100% of our brain is working hard; that’s why it demands so much energy to operate. Our brain “represents three percent of the body’s weight and uses 20 percent of the body’s energy”, said Johns Hopkins’ neurologist Barry Gordon.
Where the myth came from?
It may have started from William James’ words in The Energies of Men (1908), “we are making use of only a small part of our possible mental and physical resources”. Later on, Karl Lashley studied the brains of rats where he removed portions of cerebral cortex and the rats can perform specific tasks like nothing happened. So people would be thinking, we won’t need most of it.
The more interesting claim is human’s potential psychic abilities. It is indulging to believe that there’s even more we could do, perhaps have a super memory or heroic capabilities.
The more appropriate claim is we only know 10% of our brain. That 10% are neurons, and the rest of the brain is supporting glial cells. There is still a broad spread of exploration to know what glial cells are for.
But the science community is not backing off to know more. In a way, you could buy Einstein’s brain via an iPad app. $9.99 gives anyone access to images of the genius’ brain cut into 350 slides, hoping to spark another knowledge to his brain apart from knowing that his parietal lobe (processing of mathematics, language, and spatial understanding) is wider than normal.

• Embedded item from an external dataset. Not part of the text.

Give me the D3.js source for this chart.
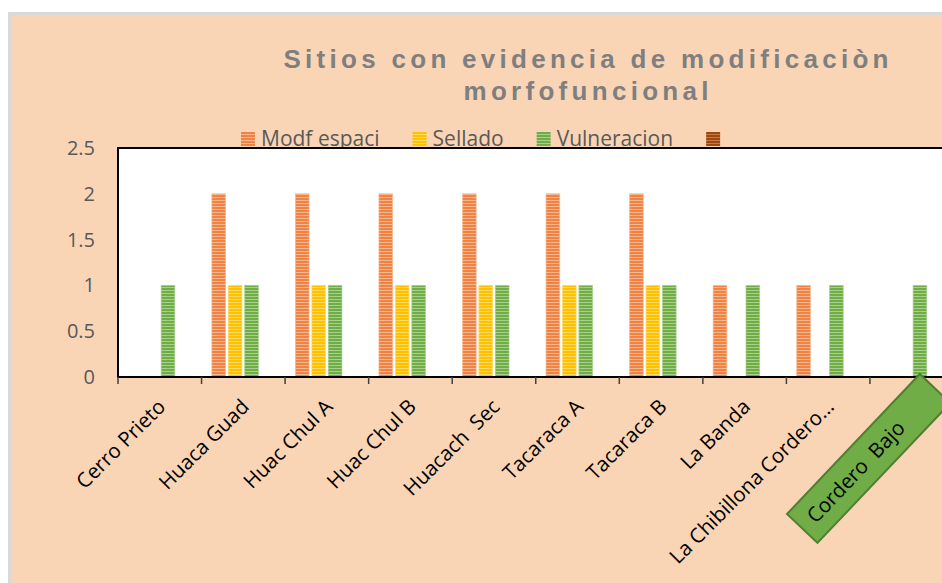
<!DOCTYPE html>
<html>
<head>
<meta charset="utf-8">
<script src="https://cdn.jsdelivr.net/npm/d3@7"></script>
<style>
  html, body { margin: 0; padding: 0; background: #ffffff; }
  svg { display: block; }
  text { white-space: pre; }
</style>
</head>
<body>
<svg id="chart" width="942" height="583"></svg>
<script>
// ---- data ----
const categories = ["Cerro Prieto", "Huaca Guad", "Huac Chul A", "Huac Chul B", "Huacach  Sec",
                    "Tacaraca A", "Tacaraca B", "La Banda", "La Chibillona Cordero…", "Cordero  Bajo"];
const seriesNames = ["Modf espaci", "Sellado", "Vulneracion", ""];
const modfEspaci  = [0, 2, 2, 2, 2, 2, 2, 1, 1, 0];
const sellado     = [0, 1, 1, 1, 1, 1, 1, 0, 0, 0];
const vulneracion = [1, 1, 1, 1, 1, 1, 1, 1, 1, 1];
const serie4      = [0, 0, 0, 0, 0, 0, 0, 0, 0, 0];
const yTicks = [0, 0.5, 1, 1.5, 2, 2.5];
const titleLines = ["Sitios con evidencia de modificaciòn", "morfofuncional"];

const seriesValues = [modfEspaci, sellado, vulneracion, serie4];
const seriesColors = [
  { base: "#EE8343", light: "#F6B790" },
  { base: "#FFC000", light: "#FFDA66" },
  { base: "#70AD47", light: "#A8D08D" },
  { base: "#9E480E", light: "#C47A45" }
];

const svg = d3.select("#chart");
const font = "'Open Sans', 'Noto Sans', sans-serif";

// ---- background ----
svg.append("rect").attr("x", 9.5).attr("y", 13.5).attr("width", 960).attr("height", 600)
  .attr("fill", "#FAD5B5").attr("stroke", "#D9D9D9").attr("stroke-width", 3);

// ---- patterns ----
const defs = svg.append("defs");
seriesColors.forEach((c, i) => {
  const p = defs.append("pattern").attr("id", "pat" + i)
    .attr("patternUnits", "userSpaceOnUse").attr("width", 6).attr("height", 3);
  p.append("rect").attr("width", 6).attr("height", 3).attr("fill", c.base);
  p.append("rect").attr("y", 2).attr("width", 6).attr("height", 1).attr("fill", c.light);
});

// ---- title ----
svg.append("text").attr("x", 586).attr("y", 68).attr("text-anchor", "middle")
  .attr("font-family", "'Liberation Sans', Arial, sans-serif").attr("font-weight", "bold")
  .attr("font-size", 26).attr("fill", "#7F7F7F")
  .attr("textLength", 605).attr("lengthAdjust", "spacing").text(titleLines[0]);
svg.append("text").attr("x", 586).attr("y", 100).attr("text-anchor", "middle")
  .attr("font-family", "'Liberation Sans', Arial, sans-serif").attr("font-weight", "bold")
  .attr("font-size", 26).attr("fill", "#7F7F7F")
  .attr("textLength", 245).attr("lengthAdjust", "spacing").text(titleLines[1]);

// ---- legend (drawn below plot area) ----
const legend = svg.append("g");
let lx = 241;
seriesNames.forEach((name, i) => {
  legend.append("rect").attr("x", lx).attr("y", 132).attr("width", 14).attr("height", 14)
    .attr("fill", "url(#pat" + i + ")");
  const t = legend.append("text").attr("x", lx + 20).attr("y", 146)
    .attr("font-family", font).attr("font-size", 21).attr("fill", "#595959").text(name);
  const w = name ? t.node().getComputedTextLength() : 0;
  lx += 20 + w + 33;
});

// ---- scales ----
const plotLeft = 118, plotTop = 148, plotBottom = 377, step = 83.55;
const x0 = d3.scaleBand().domain(categories)
  .range([plotLeft, plotLeft + step * categories.length]).padding(0);
const x1 = d3.scaleBand().domain(d3.range(seriesNames.length))
  .range([0, x0.bandwidth()]).paddingInner(0.166).paddingOuter(0.627);
const y = d3.scaleLinear().domain([0, 2.5]).range([plotBottom, plotTop]);

// ---- plot area ----
svg.append("rect").attr("x", plotLeft).attr("y", plotTop)
  .attr("width", 900).attr("height", plotBottom - plotTop)
  .attr("fill", "#ffffff").attr("stroke", "#000").attr("stroke-width", 2);

// ---- bars ----
const groups = svg.append("g").selectAll("g").data(categories).join("g")
  .attr("transform", d => `translate(${x0(d)},0)`);
groups.selectAll("rect")
  .data((d, ci) => seriesValues.map((vals, si) => ({ si, v: vals[ci] })).filter(e => e.v > 0))
  .join("rect")
  .attr("x", e => x1(e.si))
  .attr("y", e => y(e.v))
  .attr("width", x1.bandwidth())
  .attr("height", e => y(0) - y(e.v))
  .attr("fill", e => "url(#pat" + e.si + ")")
  .attr("stroke", e => seriesColors[e.si].light)
  .attr("stroke-width", 0.8)
  .attr("stroke-opacity", 0.8);

// ---- y axis ----
const yAxis = svg.append("g").attr("transform", `translate(${plotLeft},0)`)
  .call(d3.axisLeft(y).tickValues(yTicks).tickSize(0).tickPadding(23).tickFormat(d3.format("")));
yAxis.select(".domain").remove();
yAxis.selectAll("text").attr("font-family", font).attr("font-size", 20).attr("fill", "#595959");

// ---- x axis ----
const xAxisG = svg.append("g");
xAxisG.append("line").attr("x1", plotLeft - 1).attr("x2", 960)
  .attr("y1", plotBottom).attr("y2", plotBottom).attr("stroke", "#000").attr("stroke-width", 2);
const boundaries = categories.map(c => x0(c)).concat([x0.range()[1]]);
xAxisG.selectAll("line.tick").data(boundaries).join("line").attr("class", "tick")
  .attr("x1", d => d).attr("x2", d => d).attr("y1", plotBottom).attr("y2", plotBottom + 7)
  .attr("stroke", "#404040").attr("stroke-width", 1.5);

const lastIdx = categories.length - 1;
xAxisG.selectAll("text.lab").data(categories.slice(0, lastIdx)).join("text").attr("class", "lab")
  .attr("transform", d => `translate(${x0(d) + x0.bandwidth() / 2 + 7},408) rotate(-45)`)
  .attr("text-anchor", "end").attr("font-family", font).attr("font-size", 20.5).attr("fill", "#000")
  .text(d => d);

// ---- last category in a green text box ----
const box = svg.append("g").attr("transform", "translate(787,514) rotate(-46.5)");
box.append("rect").attr("width", 193).attr("height", 42)
  .attr("fill", "#70AD47").attr("stroke", "#507E32").attr("stroke-width", 2);
box.append("text").attr("x", 78).attr("y", 28).attr("text-anchor", "middle")
  .attr("font-family", font).attr("font-size", 20.5).attr("fill", "#000").text(categories[lastIdx]);
</script>
</body>
</html>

Is this too much to take from the man who already contributed so much to our comprehension? The man who wished for his body to be cremated?
As long as the person is dead, it seems, his voice will not matter. Jacopo Annese of the University of California “predicts that there will be another Einstein, and when that individual dies, we’ll be prepared (we’re hanging on for that 3D-mapped interactive specimen)” (Wired UK).
Do you believe that nothing should hamper the search for knowledge?